- _WHAT NEEDS TO BE DONE_
Retype the opening lines of the data exactly, stopping after the line that contains "nettle_err = [0.41, 0.25, 0.08]". Skip every picture.

- _DATASET EXCERPT_
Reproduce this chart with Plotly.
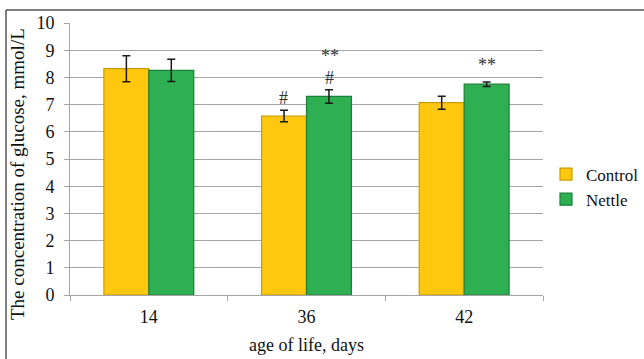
import plotly.graph_objects as go

categories = ["14", "36", "42"]
control = [8.32, 6.58, 7.07]
control_err = [0.48, 0.21, 0.24]
nettle = [8.26, 7.30, 7.75]
nettle_err = [0.41, 0.25, 0.08]

# significance marks: (category, series, label, y)
marks = [
    ("36", "control", "#", 7.25),
    ("36", "nettle", "#", 7.98),
    ("36", "nettle", "**", 8.8),
    ("42", "nettle", "**", 8.45),
]

FONT = "Liberation Serif"
W, H = 644, 359
L, R, T, B = 70, 101, 23, 64
pw, ph = W - L - R, H - T - B

fig = go.Figure()
fig.add_trace(go.Bar(
    name="Control", x=categories, y=control,
    marker=dict(color="#FFC80F", line=dict(color="#C99A00", width=1.2)),
    error_y=dict(type="data", array=control_err, color="#1a1a1a", thickness=1.5, width=4),
))
fig.add_trace(go.Bar(
    name="Nettle", x=categories, y=nettle,
    marker=dict(color="#2EAF52", line=dict(color="#1D7E38", width=1.2)),
    error_y=dict(type="data", array=nettle_err, color="#1a1a1a", thickness=1.5, width=4),
))

bar_px = 46
for cat, ser, lab, yv in marks:
    fig.add_annotation(
        x=categories.index(cat), y=yv, xref="x", yref="y", text=lab, showarrow=False,
        xshift=(-bar_px / 2 if ser == "control" else bar_px / 2),
        font=dict(family=FONT, size=18, color="#333333"),
    )

def px_x(p):
    return (p - L) / pw

def px_y(p):
    return (H - B - p) / ph

# y axis title as rotated text
fig.add_annotation(
    x=px_x(17), y=px_y(174), xref="paper", yref="paper", showarrow=False,
    text="The concentration of glucose, mmol/L", textangle=-90,
    xanchor="center", yanchor="middle",
    font=dict(family=FONT, size=19, color="#111111"),
)

# outer frame (top and left)
fig.add_shape(type="line", xref="paper", yref="paper",
              x0=px_x(6), x1=px_x(650), y0=px_y(10), y1=px_y(10),
              line=dict(color="#555555", width=1.5))
fig.add_shape(type="line", xref="paper", yref="paper",
              x0=px_x(6), x1=px_x(6), y0=px_y(10), y1=px_y(365),
              line=dict(color="#555555", width=1.5))

fig.update_layout(
    width=W, height=H,
    margin=dict(l=L, r=R, t=T, b=B, autoexpand=False),
    paper_bgcolor="white", plot_bgcolor="white",
    barmode="group", bargap=0.43, bargroupgap=0,
    font=dict(family=FONT, size=18, color="#111111"),
    showlegend=True,
    legend=dict(x=px_x(546), y=px_y(187), xanchor="left", yanchor="middle",
                font=dict(family=FONT, size=17, color="#111111"),
                itemwidth=30, tracegroupgap=2, bgcolor="rgba(0,0,0,0)"),
    xaxis=dict(
        type="category", showline=True, linecolor="#A6A6A6", linewidth=1,
        ticks="outside", ticklen=5, tickcolor="#A6A6A6", tickson="boundaries",
        tickangle=0, ticklabelstandoff=5,
        tickfont=dict(family=FONT, size=18, color="#111111"),
        title=dict(text="age of life, days", font=dict(family=FONT, size=18, color="#111111"), standoff=12),
        showgrid=False, automargin=False,
    ),
    yaxis=dict(
        range=[0, 10], dtick=1, showline=True, linecolor="#A6A6A6", linewidth=1,
        ticks="outside", ticklen=5, tickcolor="#A6A6A6", ticklabelstandoff=6,
        showgrid=True, gridcolor="#A6A6A6", gridwidth=1,
        tickfont=dict(family=FONT, size=18, color="#111111"),
        zeroline=False, automargin=False,
    ),
)

fig.write_html("out.html")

- _SOLUTION TO THIS EXERCISE_
Reproduce this chart with Plotly.
import plotly.graph_objects as go

categories = ["14", "36", "42"]
control = [8.32, 6.58, 7.07]
control_err = [0.48, 0.21, 0.24]
nettle = [8.26, 7.30, 7.75]
nettle_err = [0.41, 0.25, 0.08]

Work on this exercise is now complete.